La discussion porte sur un document permettant de rebondir aux éventuelles «nasty questions» (ndlr: questions "méchantes" de la presse) pendant la présentation aux médias du projet. Le nom du fichier est modifié avec les initiales «JR», révèlent les courriels.
Mélange des genres
Ces échanges nourris illustrent un drôle de mélange des genres chez Jean Rossiaud. À la fois chef de campagne et compagnon de la magistrate, il ne se contente pas d’un rôle de conseiller de l’ombre. Il bat en réalité la mesure de l’équipe départementale en dehors de tout cadre officiel. Et les fonctionnaires obéissent à ses instructions.

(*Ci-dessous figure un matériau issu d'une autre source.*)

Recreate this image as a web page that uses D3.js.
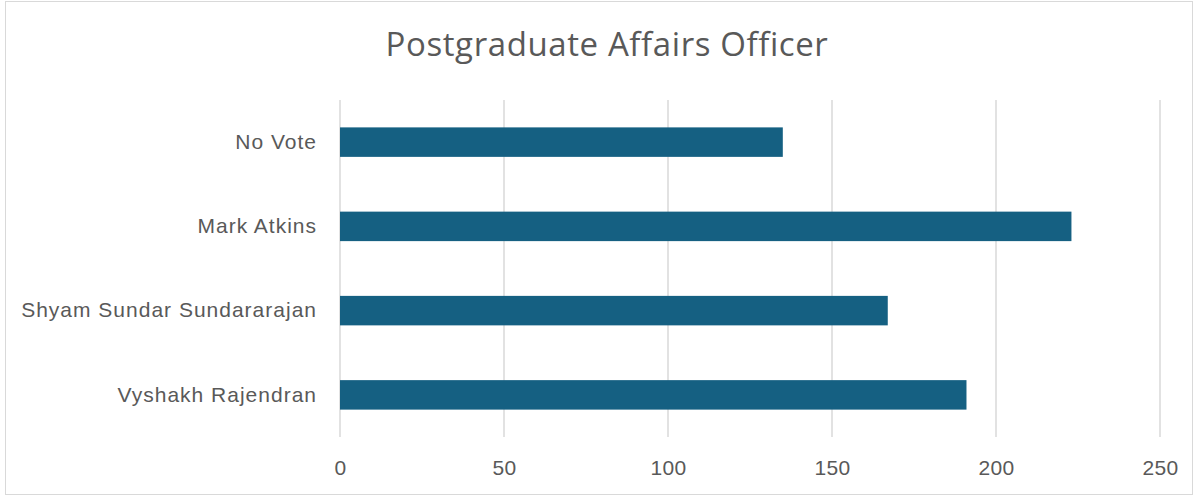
<!DOCTYPE html>
<html>
<head>
<meta charset="utf-8">
<script src="https://cdn.jsdelivr.net/npm/d3@7"></script>
<style>
  body { margin: 0; background: #fff; }
  svg { display: block; font-family: "Open Sans", "Liberation Sans", sans-serif; }
</style>
</head>
<body>
<svg id="svg"></svg>
<script>
// chart data
const categories = ["No Vote", "Mark Atkins", "Shyam Sundar Sundararajan", "Vyshakh Rajendran"];
const votes = [135, 223, 167, 191];
const tickValues = [0, 50, 100, 150, 200, 250];
const title = "Postgraduate Affairs Officer";

const width = 1198;
const height = 497;
const margin = { top: 100, right: 38, bottom: 60, left: 340 };

let svg = d3.select("#svg")
    .attr("width", width)
    .attr("height", height);

// chart border
svg.append("rect")
    .attr("x", 5.5)
    .attr("y", 1.5)
    .attr("width", 1187)
    .attr("height", 493)
    .attr("fill", "#fff")
    .attr("stroke", "#d9d9d9")
    .attr("stroke-width", 1);

const chartWidth = width - margin.left - margin.right;
const chartHeight = height - margin.top - margin.bottom;

const chart = svg.append("g")
    .attr("transform", `translate(${margin.left},${margin.top})`);

const xScale = d3.scaleLinear()
    .domain([0, 250])
    .range([0, chartWidth]);

const yScale = d3.scaleBand()
    .domain(categories)
    .range([0, chartHeight])
    .paddingInner(0.65)
    .paddingOuter(0.325);

// gridlines
chart.append("g")
    .attr("class", "grid")
    .selectAll("line")
    .data(tickValues)
    .enter().append("line")
    .attr("x1", d => xScale(d))
    .attr("x2", d => xScale(d))
    .attr("y1", 0)
    .attr("y2", chartHeight)
    .attr("stroke", "#d9d9d9")
    .attr("stroke-width", 1.5);

// bars
chart.selectAll(".bar")
    .data(categories)
    .enter().append("rect")
    .attr("class", "bar")
    .attr("x", xScale(0))
    .attr("y", d => yScale(d))
    .attr("width", (d, i) => xScale(votes[i]) - xScale(0))
    .attr("height", yScale.bandwidth())
    .attr("fill", "#156082");

// x axis (labels only)
const xAxis = chart.append("g")
    .attr("class", "x-axis")
    .attr("transform", `translate(0,${chartHeight})`)
    .call(d3.axisBottom(xScale).tickValues(tickValues).tickSize(0).tickPadding(23));
xAxis.select(".domain").remove();
xAxis.selectAll("text")
    .style("font-size", "21px")
    .style("letter-spacing", "0.3px")
    .style("fill", "#595959")
    .style("font-family", "inherit");

// y axis (labels only)
const yAxis = chart.append("g")
    .attr("class", "y-axis")
    .call(d3.axisLeft(yScale).tickSize(0).tickPadding(23));
yAxis.select(".domain").remove();
yAxis.selectAll("text")
    .style("font-size", "21px")
    .style("letter-spacing", "1px")
    .style("fill", "#595959")
    .style("font-family", "inherit");

// title
svg.append("text")
    .attr("id", "chart-title")
    .attr("x", 607)
    .attr("y", 56)
    .attr("text-anchor", "middle")
    .style("font-size", "33px")
    .style("letter-spacing", "0.6px")
    .style("fill", "#595959")
    .text(title);
</script>
</body>
</html>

Le parti des Verts était-il au courant de ces pratiques? Nous avons sollicité le chef de campagne des écologistes pour les dernières élections cantonales, Matthias Erhardt. Pour lui, les limites ont toujours été claires: «Je n'aurais jamais en tant que responsable de campagne donné des consignes de communication aux collaborateurs du département».
«Cette situation pose plusieurs questions»
Me Romain Jordan, spécialiste en droit administratif et avocat de Daniel Sormanni qui a permis la révélation de l’affaire Fischer, considère ce cas comme hautement problématique: «Sur le plan du droit administratif comme du droit pénal, cette situation pose plusieurs questions. Pourquoi et sur quelle base semble-t-il donner des instructions à des fonctionnaires du département, exerçant sur eux une sorte de pouvoir hiérarchique? Cela interpelle d’autant plus que ces instructions s’inscrivent dans le contexte privé de la campagne électorale de la conseillère d’État qui est sa compagne. Problème potentiel supplémentaire: sans être assermenté ni soumis au secret de fonction, il a pu avoir accès à des informations confidentielles et influencer certaines prises de décisions.»
Selon l’avocat, le dossier concerne aussi le gouvernement: «Le Conseil d’Etat en a-t-il été informé et si oui a-t-il validé cette situation?». L’affaire fait d'ores et déjà l’objet d’une instruction pénale en mains du procureur général Olivier Jornot.